Précisions sur les obligations de la tête de réseau française en cas de crise de la marque

CA Paris, 16 décembre 2015, RG n°13/14048

La filiale française d’un groupe international n’engage pas sa responsabilité auprès de ses distributeurs lorsque, en période délicate, son comportement est conforme aux solutions espérées.

Ce qu’il faut retenir : La filiale française d’un groupe international n’engage pas sa responsabilité auprès de ses distributeurs lorsque, en période délicate, son comportement est conforme aux solutions espérées.

Pour approfondir : La société française, filiale d’un groupe international, contractuellement liée à des distributeurs, se trouve dans une situation délicate lorsque la marque objet de la distribution traverse une crise et que les solutions adoptées par le groupe, au niveau international, impactent ses distributeurs.
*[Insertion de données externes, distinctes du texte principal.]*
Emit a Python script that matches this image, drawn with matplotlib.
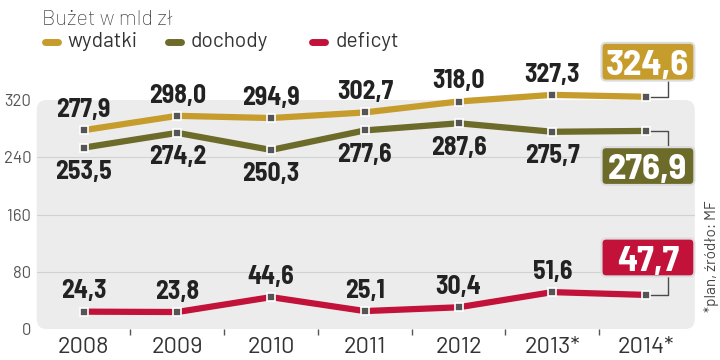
import matplotlib
matplotlib.use('Agg')
import matplotlib.pyplot as plt
from matplotlib import font_manager
from matplotlib.patches import FancyBboxPatch
from matplotlib.lines import Line2D

years = ['2008', '2009', '2010', '2011', '2012', '2013*', '2014*']
wydatki = [277.9, 298.0, 294.9, 302.7, 318.0, 327.3, 324.6]
dochody = [253.5, 274.2, 250.3, 277.6, 287.6, 275.7, 276.9]
deficyt = [24.3, 23.8, 44.6, 25.1, 30.4, 51.6, 47.7]
yticks = [0, 80, 160, 240, 320]

c_wyd = '#c69c2c'
c_doch = '#6c6b2a'
c_def = '#c2123a'
txt = '#222222'
grey = '#4a4a4a'

names = {f.name for f in font_manager.fontManager.ttflist}


def pick(*fams):
    for f in fams:
        if f in names:
            return f
    return 'DejaVu Sans'


num_fam = pick('Barlow Semi Condensed', 'Barlow Condensed', 'DejaVu Sans')
num_font = dict(family=num_fam, weight='bold')
if num_fam == 'DejaVu Sans':
    num_font['stretch'] = 'condensed'
txt_fam = pick('Barlow', 'Barlow Semi Condensed', 'DejaVu Sans')


def fmt(v):
    return '{:.1f}'.format(v).replace('.', ',')


fig = plt.figure(figsize=(7.2, 3.6), dpi=100)
ax = fig.add_axes([0.051, 0.086, 0.914, 0.636])
ax.set_facecolor('none')
x = list(range(len(years)))
ax.set_xlim(-0.5, 6.52)
ax.set_ylim(0, 320)

# panel background
panel = FancyBboxPatch((0, 0), 1, 1, boxstyle='round,pad=0,rounding_size=0.015',
                       mutation_aspect=2.87, transform=ax.transAxes,
                       fc='#ececec', ec='none', zorder=0, clip_on=False)
ax.add_patch(panel)
for g in [80, 160, 240]:
    ax.axhline(g, color='#d2d2d2', lw=0.8, zorder=1)

for s in ax.spines.values():
    s.set_visible(False)

ax.set_yticks(yticks)
ax.set_yticklabels([str(t) for t in yticks], fontsize=12, color='#555555',
                   family=txt_fam)
ax.tick_params(axis='y', length=0, pad=4)
ax.set_xticks(x)
ax.set_xticklabels(years, fontsize=17, color='#333333', family=txt_fam)
ax.tick_params(axis='x', length=0, pad=6)
ax.set_xticks([i + 0.5 for i in range(len(years) - 1)], minor=True)
ax.tick_params(axis='x', which='minor', length=4, width=1, color='#555555',
               direction='out', pad=0)

series = [(wydatki, c_wyd, 9.5, 'baseline'),
          (dochody, c_doch, -9, 'top'),
          (deficyt, c_def, 9.5, 'baseline')]
for vals, col, off, va in series:
    ax.plot(x, vals, color=col, lw=4.5, solid_capstyle='butt', zorder=3,
            marker='s', ms=6, mfc='#555555', mec='white', mew=1.2, clip_on=False)
    for xi, v in zip(x[:-1], vals[:-1]):
        ax.annotate(fmt(v), (xi, v), xytext=(0, off), textcoords='offset points',
                    ha='center', va=va, fontsize=18.5, color=txt, zorder=5,
                    annotation_clip=False, **num_font)

# boxed 2014 values
boxes = [(wydatki[-1], c_wyd, 373.6), (dochody[-1], c_doch, 227.8),
         (deficyt[-1], c_def, 100.0)]
bw, bh = 0.99, 52.8
for v, col, cy in boxes:
    cx = 6.02
    ax.plot([6, 6.235, 6.235], [v, v, cy + (bh / 2 if cy < v else -bh / 2)],
            color=grey, lw=1, zorder=2, clip_on=False)
    ax.add_patch(FancyBboxPatch((cx - bw / 2, cy - bh / 2), bw, bh,
                                boxstyle='round,pad=0,rounding_size=0.05',
                                mutation_aspect=130, fc=col, ec='#dcdcdc', lw=1.5,
                                zorder=6, clip_on=False))
    ax.text(cx, cy - 1, fmt(v), ha='center', va='center_baseline', fontsize=26.5,
            color='white', zorder=7, **num_font)

# title and legend
fig.text(0.058, 0.947, 'Bużet w mld zł', fontsize=15.5, color='#333333',
         ha='left', va='center', family=txt_fam, weight='light')
leg = [(0.058, c_wyd, 'wydatki'), (0.229, c_doch, 'dochody'), (0.43, c_def, 'deficyt')]
for lx, col, lab in leg:
    fig.add_artist(Line2D([lx + 0.004, lx + 0.022], [0.882, 0.882], color=col,
                          lw=5, solid_capstyle='round', transform=fig.transFigure))
    fig.text(lx + 0.036, 0.885, lab, fontsize=15, color='#333333',
             ha='left', va='center', family=txt_fam)

fig.text(0.988, 0.133, '*plan, źródło: MF', rotation=90, fontsize=11,
         color='#444444', ha='center', va='bottom', family=txt_fam)

fig.savefig('out.png', dpi=100)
La Cour d’appel de Paris, au sein de la décision commentée, a tenu compte de cette situation afin de préciser les obligations pesant sur la filiale française dans ce type de situation.

Les faits ayant donné lieu à cette décision étaient schématiquement les suivants. La société mère d’un groupe international de distribution automobile avait contrôlé pendant 8 ans une société fabriquant des automobiles sous sa marque. La filiale française du groupe international, importateur en France des produits de ladite marque, était liée à plusieurs distributeurs sélectifs habilités à distribuer ces produits. Au milieu de l’année 2008, le groupe international avait connu de grandes difficultés de trésorerie qui l’avaient conduit à céder la branche d’activité relative aux produits précités.

Les distributeurs de la filiale française recherchaient la responsabilité de cette dernière sur plusieurs points.

En premier lieu, les distributeurs cherchaient à imputer à la filiale française les fautes de sa société mère, en se fondant sur l’absence d’indépendance de la filiale et son indissociabilité de la société mère. Sur ce point, la Cour rappelle que la filiale ne saurait répondre que des fautes qu’elle a commises et qu’elle ne saurait réparer que le préjudice causé par ses fautes. L’argumentation des distributeurs à ce titre est entièrement écartée.

En second lieu, les distributeurs reprochaient à la filiale un manque de loyauté dans la communication, soutenant qu’elle les avait entretenus dans de faux espoirs sur l’avenir de la marque. Ce grief est néanmoins également écarté, pour deux raisons essentielles :

  • les courriers mentionnés ne comprenaient aucun mensonge et seulement de l’enthousiasme et de l’espoir, jugés par la Cour indispensables dans le contexte délicat ;
  • le professionnalisme et l’expérience des distributeurs les mettaient nécessairement en mesure d’apprécier la juste valeur de ces propos.

En troisième lieu, les distributeurs reprochaient à la filiale de leur avoir fait espérer en vain, lors de l’information précontractuelle, une progression significative des ventes. Ce grief, formulé après plusieurs années d’exécution des contrats, est écarté dans la mesure où, d’une part, aucun engagement n’avait été pris par la tête de réseau (seuls des « objectifs » voire des « rêves » avaient été mentionnés) et où, d’autre part, la filiale française, importateur, ne pouvait garantir de niveaux de vente, dans la mesure où elle ne maitrisait pas la sortie de nouveaux modèles.

En quatrième lieu et enfin, les distributeurs reprochaient à la filiale française de ne pas leur avoir proposé, compte tenu des circonstances, de quitter le réseau avec un préavis de deux ans. A ce titre, la Cour, rappelant à nouveau le statut de commerçants indépendants et responsables des distributeurs, relève que la filiale française n’avait pas à leur proposer une telle solution alors que des moyens de pérenniser la marque étaient précisément recherchés et susceptibles d’être trouvés à l’époque. La Cour ajoute que la filiale française, une fois la cession de la branche d’activité décidée par sa société mère, n’avait pu que proposer à ses distributeurs la cession des contrats au cessionnaire de la branche d’activité, cession que les distributeurs ont refusé. Ce dernier grief est donc également écarté.